Swarm Robotics: Study how a swarm of simple robots are able to collectively complete a task. Interesting tasks range from aggregation and sorting to collective construction. Research in swarm robotics is inspired by the self-organizing abilities of social insects such as ants and bees, but also involves practical knowledge of robotic systems.

Transactional Memory: Memory operations are grouped into atomic units. Demarcation into atomic units is intended to free the programmers from explicit synchronization of different units using locks, critical sections, etc. Nesting of the atomic units occurs naturally, with procedure calls. Currently we are working on characterizing correct concurrent executions of atomic units and on compositional properties. The ultimate goal is to simplify concurrent programming and to increase the speed of computation in multi-core machines.

Web Service Repositories: They serve as a registry for service specifications and allow formal reasoning about these services. We investigate questions arising during the design and engineering of such repositories. Prototype repositories are implemented and benchmark testing performed. Currently we are particularly interested in web repository engineering processes, quality of service measurements, and tools which aid developers during repository design, configuration, testing, implementation and management.

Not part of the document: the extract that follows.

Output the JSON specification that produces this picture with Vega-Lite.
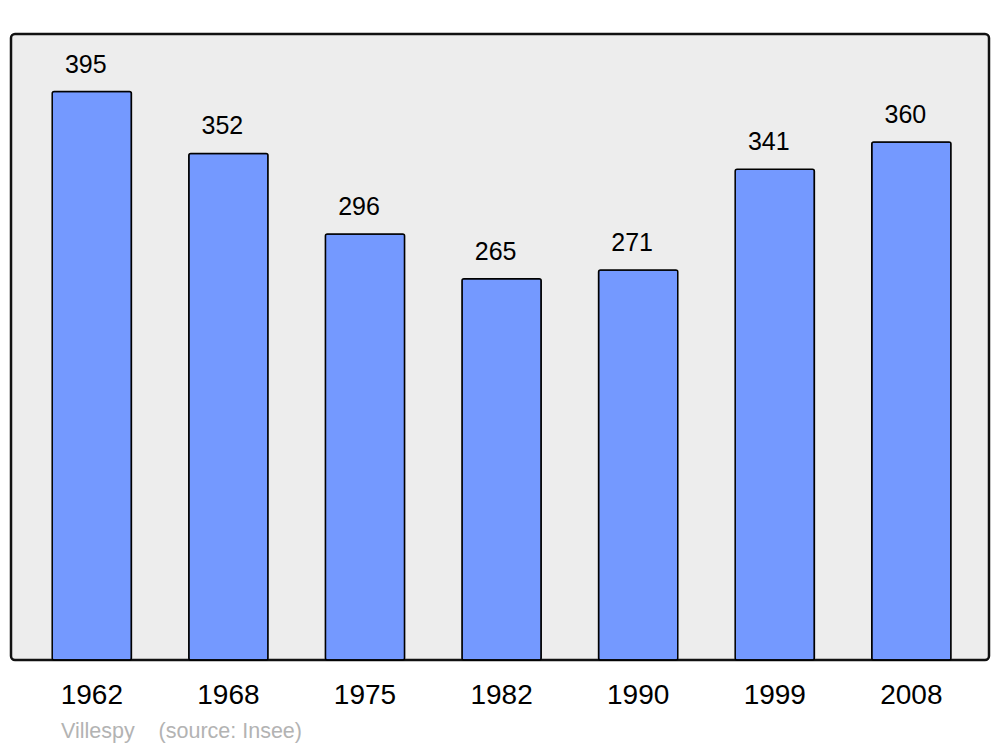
{
  "$schema": "https://vega.github.io/schema/vega-lite/v6.json",
  "width": 978,
  "height": 626,
  "autosize": {"type": "none"},
  "padding": {"left": 11, "top": 34, "right": 11, "bottom": 87},
  "background": "#ffffff",
  "config": {
    "view": {"fill": "#ededed", "stroke": "#111111", "strokeWidth": 2.5, "cornerRadius": 4},
    "font": "Liberation Sans"
  },
  "title": {
    "text": "Villespy\u00a0\u00a0\u00a0\u00a0(source: Insee)",
    "orient": "bottom",
    "anchor": "start",
    "dx": 50,
    "offset": 12,
    "fontSize": 21.5,
    "fontWeight": "normal",
    "color": "#b3b3b3",
    "font": "Liberation Sans"
  },
  "data": {
    "values": [
      {"year": "1962", "pop": 395},
      {"year": "1968", "pop": 352},
      {"year": "1975", "pop": 296},
      {"year": "1982", "pop": 265},
      {"year": "1990", "pop": 271},
      {"year": "1999", "pop": 341},
      {"year": "2008", "pop": 360}
    ]
  },
  "encoding": {
    "x": {
      "field": "year",
      "type": "ordinal",
      "sort": null,
      "scale": {"paddingInner": 0.42, "paddingOuter": 0.29, "align": 0.52},
      "axis": {
        "title": null,
        "labelAngle": 0,
        "domain": false,
        "ticks": false,
        "labelFontSize": 28,
        "labelColor": "#000000",
        "labelPadding": 21,
        "labelFont": "Liberation Sans"
      }
    },
    "y": {
      "field": "pop",
      "type": "quantitative",
      "scale": {"domain": [0, 435], "nice": false},
      "axis": null
    }
  },
  "layer": [
    {
      "mark": {"type": "bar", "fill": "#7499ff", "stroke": "#000000", "strokeWidth": 1.5, "cornerRadius": 2}
    },
    {
      "mark": {"type": "text", "baseline": "bottom", "dx": -6, "dy": -14, "fontSize": 25, "color": "#000000", "font": "Liberation Sans"},
      "encoding": {"text": {"field": "pop", "type": "quantitative"}}
    }
  ]
}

Wireless networking and mobile computing: A mobile ad hoc network consists of solely mobile hosts and dispenses with infrastructure. With limited transmission range and continuous mobility of the hosts, many computer networking issues become remarkably more interesting, such as routing, data forwarding, topology management, link adaptation, etc. Furthermore, network-wide end-to-end connectivity is never achievable; and yet communication among devices is still desired. This can be facilitated by exploring techniques of delay-tolerant networking. Innovative niche applications in environment monitoring, social networking and deep-space communications provide essential thrust to motivate our research.